Circuits of Light
Microchip designers dream of integrated circuits that run on light. Photons, rather than electrons, would relay signals among millions of transistors, switches, and perhaps microlasers. Photons are faster and more efficient than electrons, and they can even pass through one another. In the 2 August PRL a University of Toronto team takes a step toward this goal by giving a recipe for a material whose light transmission can be programmed micron-by-micron in three dimensions, and whose “light circuits” could even be rerouted after fabrication as conditions change.

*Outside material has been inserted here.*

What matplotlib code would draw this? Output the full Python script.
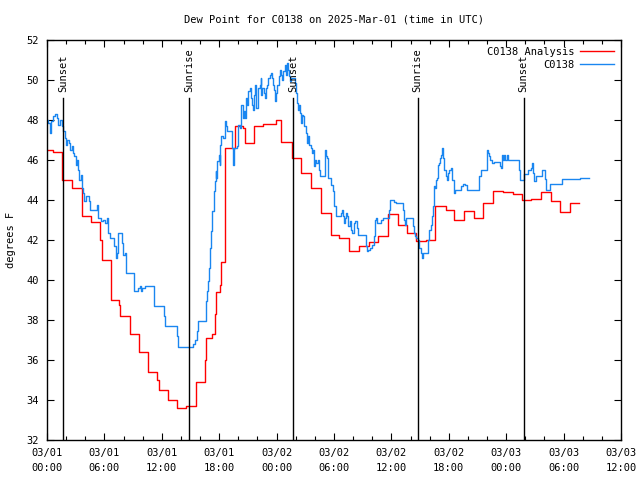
import matplotlib
matplotlib.use("Agg")
import matplotlib.pyplot as plt
import numpy as np

# ---- data (time in hours since 2025-03-01 00:00 UTC) ----
analysis_t = [0, 0.66, 1.53, 2.58, 3.62, 4.56, 5.53, 5.71, 6.65, 7.51, 7.62, 8.66, 9.60,
              10.57, 11.55, 11.69, 12.66, 13.60, 14.58, 15.62, 16.49, 16.66, 17.22, 17.53,
              17.71, 18.05, 18.23, 18.57, 19.62, 20.48, 20.73, 21.60, 22.57, 23.97, 24.49,
              25.64, 26.58, 27.55, 28.59, 29.64, 30.57, 31.62, 32.66, 33.63, 34.64, 35.62,
              36.66, 37.60, 38.58, 39.62, 40.59, 41.71, 42.58, 43.62, 44.66, 45.60, 46.65,
              47.62, 48.66, 49.70, 50.64, 51.68, 52.66, 53.64, 54.65, 55.62]
analysis_v = [46.5, 46.4, 45.0, 44.6, 43.2, 42.9, 42.0, 41.0, 39.0, 38.75, 38.2, 37.3, 36.4,
              35.4, 35.0, 34.5, 34.0, 33.6, 33.7, 34.9, 36.0, 37.1, 37.3, 38.3,
              39.4, 39.75, 40.9, 46.6, 47.7, 47.6, 46.83, 47.67, 47.78, 48.0, 46.88,
              46.08, 45.33, 44.58, 43.33, 42.25, 42.08, 41.45, 41.7, 41.87, 42.2, 43.28,
              42.75, 42.33, 41.92, 41.97, 43.7, 43.5, 43.0, 43.45, 43.08, 43.83, 44.43,
              44.38, 44.3, 43.98, 44.03, 44.38, 43.93, 43.38, 43.83, 43.83]

obs_t = [0.0, 0.14, 0.31, 0.42, 0.66, 0.83, 1.01, 1.18, 1.36, 1.53, 1.70, 1.88, 1.98, 2.12,
         2.30, 2.40, 2.57, 2.68, 2.85, 2.99, 3.10, 3.27, 3.37, 3.51, 3.62, 3.72, 3.86, 4.03,
         4.38, 4.49, 5.18, 5.36, 5.64, 5.88, 6.05, 6.23, 6.33, 6.40, 6.57, 7.03, 7.17, 7.34,
         7.44, 7.86, 7.97, 8.14, 8.24, 9.11, 9.53, 9.70, 9.81, 9.98, 10.23, 11.20, 12.24,
         12.38, 13.60, 13.70, 15.27, 15.44, 15.72, 15.79, 16.59, 16.69, 16.83, 16.94, 17.08,
         17.18, 17.29, 17.43, 17.53, 17.63, 17.70, 17.81, 17.95, 18.05, 18.12, 18.23, 18.40,
         18.58, 18.68, 18.82, 19.20, 19.34, 19.44, 19.55, 19.86, 19.97, 20.17, 20.31, 20.49,
         20.59, 20.66, 20.76, 20.90, 21.01, 21.18, 21.29, 21.43, 21.53, 21.64, 21.77, 21.88,
         22.05, 22.22, 22.33, 22.40, 22.51, 22.64, 22.75, 22.85, 22.99, 23.10, 23.27, 23.38,
         23.48, 23.62, 23.72, 23.86, 23.97, 24.07, 24.21, 24.31, 24.42, 24.56, 24.66, 24.84,
         24.94, 25.01, 25.11, 25.22, 25.32, 25.43, 25.53, 25.88, 25.98, 26.05, 26.12, 26.22,
         26.30, 26.40, 26.51, 26.64, 26.75, 26.82, 27.03, 27.17, 27.27, 27.38, 27.55, 27.69,
         27.79, 27.90, 28.04, 28.14, 28.32, 28.42, 28.56, 29.01, 29.11, 29.18, 29.28, 29.36,
         29.70, 29.88, 30.05, 30.23, 30.68, 30.82, 30.92, 31.03, 31.17, 31.27, 31.37, 31.44,
         31.72, 31.79, 31.90, 32.04, 32.14, 32.24, 32.38, 32.49, 33.36, 33.46, 33.60, 33.81,
         33.95, 34.16, 34.30, 34.40, 34.50, 34.92, 35.10, 35.72, 35.86, 36.24, 36.49, 37.18,
         37.29, 37.43, 37.53, 38.23, 38.33, 38.47, 38.57, 38.75, 38.92, 39.10, 39.17, 39.27,
         39.79, 39.97, 40.14, 40.25, 40.32, 40.42, 40.49, 40.59, 40.66, 40.77, 40.84, 40.91,
         41.01, 41.12, 41.18, 41.25, 41.36, 41.46, 41.53, 41.71, 41.81, 41.95, 42.05, 42.23,
         42.33, 42.58, 42.68, 43.27, 43.44, 43.72, 43.86, 45.18, 45.36, 45.95, 46.05, 46.16,
         46.30, 46.51, 46.75, 47.34, 47.44, 47.55, 47.69, 47.79, 47.90, 48.04, 48.14, 49.36,
         49.46, 49.81, 49.88, 50.33, 50.58, 50.68, 50.82, 50.92, 51.10, 51.72, 52.07, 52.14,
         52.59, 53.88, 55.72, 56.66]
obs_v = [48.0, 47.83, 47.33, 47.92, 48.17, 48.3, 48.08, 47.75, 48.0, 47.67, 47.42, 47.08, 46.75, 47.0,
         46.83, 46.5, 46.67, 46.33, 46.17, 45.75, 46.0, 45.5, 45.0, 45.25, 44.58, 44.33, 43.92, 44.17,
         43.92, 43.5, 43.75, 43.08, 42.92, 43.0, 42.83, 43.08, 42.67, 42.33, 42.08, 41.67, 41.08, 41.33,
         42.33, 41.83, 41.25, 41.33, 40.33, 39.42, 39.58, 39.67, 39.42, 39.58, 39.67, 38.67, 38.17,
         37.67, 37.17, 36.63, 36.8, 36.97, 37.42, 37.92, 38.92, 39.42, 39.92, 40.58, 41.58,
         42.42, 43.42, 44.42, 44.92, 45.42, 45.08, 45.92, 46.25, 45.75, 46.75, 47.17, 47.08,
         47.92, 47.67, 47.42, 47.42, 46.58, 45.75, 46.58, 46.67, 47.75, 47.58, 48.75, 48.08,
         48.42, 48.08, 49.08, 48.75, 49.42, 49.58, 49.08, 48.75, 48.5, 49.25, 49.75, 48.58,
         49.58, 49.75, 50.08, 49.25, 49.58, 49.33, 49.08, 49.58, 49.75, 50.08, 50.25, 50.33,
         50.08, 49.75, 49.5, 48.92, 49.33, 49.75, 50.17, 50.5, 50.25, 50.0, 50.42, 50.75,
         50.58, 50.25, 50.83, 50.5, 50.17, 49.92, 50.08, 49.83, 49.67, 49.33, 48.83, 48.5,
         48.75, 48.33, 47.83, 48.25, 48.17, 47.67, 47.33, 46.83, 47.17, 46.75, 46.58, 46.33,
         46.5, 45.67, 46.0, 45.83, 46.0, 45.5, 45.17, 46.33, 46.5, 46.17, 46.08, 45.08,
         44.75, 44.42, 43.67, 43.17, 43.33, 43.5, 43.17, 42.83, 43.08, 43.33, 43.17, 42.67,
         42.92, 42.5, 42.33, 42.67, 42.83, 42.92, 42.58, 42.25, 41.67, 41.42, 41.5, 41.58,
         41.75, 42.17, 43.0, 43.08, 42.83, 43.0, 43.08, 43.5, 44.0, 43.87, 43.83, 43.5,
         43.0, 42.75, 43.08, 42.67, 42.33, 42.17, 42.08, 42.0, 41.58, 41.33, 41.08, 41.33,
         42.0, 42.5, 42.75, 43.17, 43.67, 44.33, 44.67, 44.58, 45.0, 45.08, 45.33, 45.75,
         45.83, 46.08, 46.25, 46.58, 46.08, 45.83, 45.5, 45.17, 45.0, 45.33, 45.5, 45.58,
         45.0, 44.33, 44.5, 44.67, 44.8, 44.75, 44.5, 45.17, 45.5, 46.5, 46.33, 46.17,
         46.0, 45.83, 45.88, 45.67, 45.58, 46.25, 46.0, 46.25, 46.0, 46.25, 46.0, 45.5,
         45.0, 45.17, 45.3, 45.5, 45.58, 45.83, 45.33, 44.92, 45.17, 45.47, 45.03, 44.5,
         44.78, 45.03, 45.08, 45.08]

event_t = [1.70, 14.85, 25.70, 38.75, 49.81]
event_label = ["Sunset", "Sunrise", "Sunset", "Sunrise", "Sunset"]

xtick_hours = [0, 6, 12, 18, 24, 30, 36, 42, 48, 54, 60]
xtick_labels = ["03/01\n00:00", "03/01\n06:00", "03/01\n12:00", "03/01\n18:00",
                "03/02\n00:00", "03/02\n06:00", "03/02\n12:00", "03/02\n18:00",
                "03/03\n00:00", "03/03\n06:00", "03/03\n12:00"]
ytick_vals = [32, 34, 36, 38, 40, 42, 44, 46, 48, 50, 52]

FONT = "DejaVu Sans Mono"
FS = 7.5
plt.rcParams["font.family"] = FONT

fig = plt.figure(figsize=(6.4, 4.8), dpi=100)
ax = fig.add_axes([47 / 640, 1 - 439.5 / 480, 574 / 640, 400 / 480])

ax.step(analysis_t, analysis_v, where="post", color="#ff0000", lw=1.0, label="C0138 Analysis")
ax.step(obs_t, obs_v, where="post", color="#1a86f0", lw=1.0, label="C0138")

for t, lab in zip(event_t, event_label):
    ax.plot([t, t], [32, 49.1], color="black", lw=1.0)
    ax.text(t, 49.35, lab, rotation=90, ha="center", va="bottom", fontsize=FS, family=FONT)

ax.set_xlim(0, 60)
ax.set_ylim(32, 52)
ax.set_xticks(xtick_hours)
ax.set_xticklabels(xtick_labels, fontsize=FS, linespacing=1.6)
ax.set_xticks(np.arange(0, 61, 2), minor=True)
ax.set_yticks(ytick_vals)
ax.set_yticklabels([str(v) for v in ytick_vals], fontsize=FS)
ax.tick_params(axis="both", which="major", direction="in", length=5, width=0.8,
               top=True, right=True, pad=6)
ax.tick_params(axis="x", which="minor", direction="in", length=3, width=0.8, top=True)
for s in ax.spines.values():
    s.set_linewidth(1.0)

ax.set_ylabel("degrees F", fontsize=FS, labelpad=7)
ax.set_title("Dew Point for C0138 on 2025-Mar-01 (time in UTC)", fontsize=FS, pad=12)

leg = ax.legend(loc="upper right", frameon=False, markerfirst=False, fontsize=FS,
                handlelength=3.2, handletextpad=0.6, borderaxespad=0.3, labelspacing=0.3)

fig.savefig("out.png", dpi=100)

For more than a decade physicists have been working toward photonic band gap (PBG) materials–crystalline structures that exclude light transmission in all directions for specific wavelength ranges, just as semiconductors exclude electron propagation for certain energy bands. With such a material researchers could make microscopic “wires” and perhaps switches and transistors operating entirely with light. Three-dimensional PBG materials for visible light have been successfully fabricated only within the past year or two, but Kurt Busch and Sajeev John of the University of Toronto are already thinking about the next step–a tunable band gap material, where the gap could be opened or closed at will.
Busch and John are developing a PBG material they call inverse opal which is 75% air by volume. They studied the effects of coating its internal surfaces with a liquid crystal, whose light transmission properties are easily controlled by applying an electric field. According to their calculations, the range of forbidden wavelengths at a specific location in the structure can be adjusted by the local electric field, or the band gap can be eliminated altogether.
John envisions an “integrated optical circuit,” where a slab of the material is surrounded by a mesh of wires, each of which can produce a localized electric field, just as laptop computer displays have a wire addressing each dot on the screen. The wires would not only configure the microlasers, switches, and optical “wires” of an optical circuit, John explains, but the circuit could be changed at any time, perhaps even “learning” which configuration is optimal for a given situation.
Attila Mekis of the Massachusetts Institute of Technology calls the results “very exciting” because the paper describes a tunable PBG material that can be fabricated. “It’s not just a general theoretical argument,” he says, “but a practical application.” The telecommunications industry is most interested in this technology, according to Mekis, because fiber optic lines could be naturally interfaced with all-optical circuits, rather than including conventional electronics in the system, and because photons provide higher bandwidth than electrons.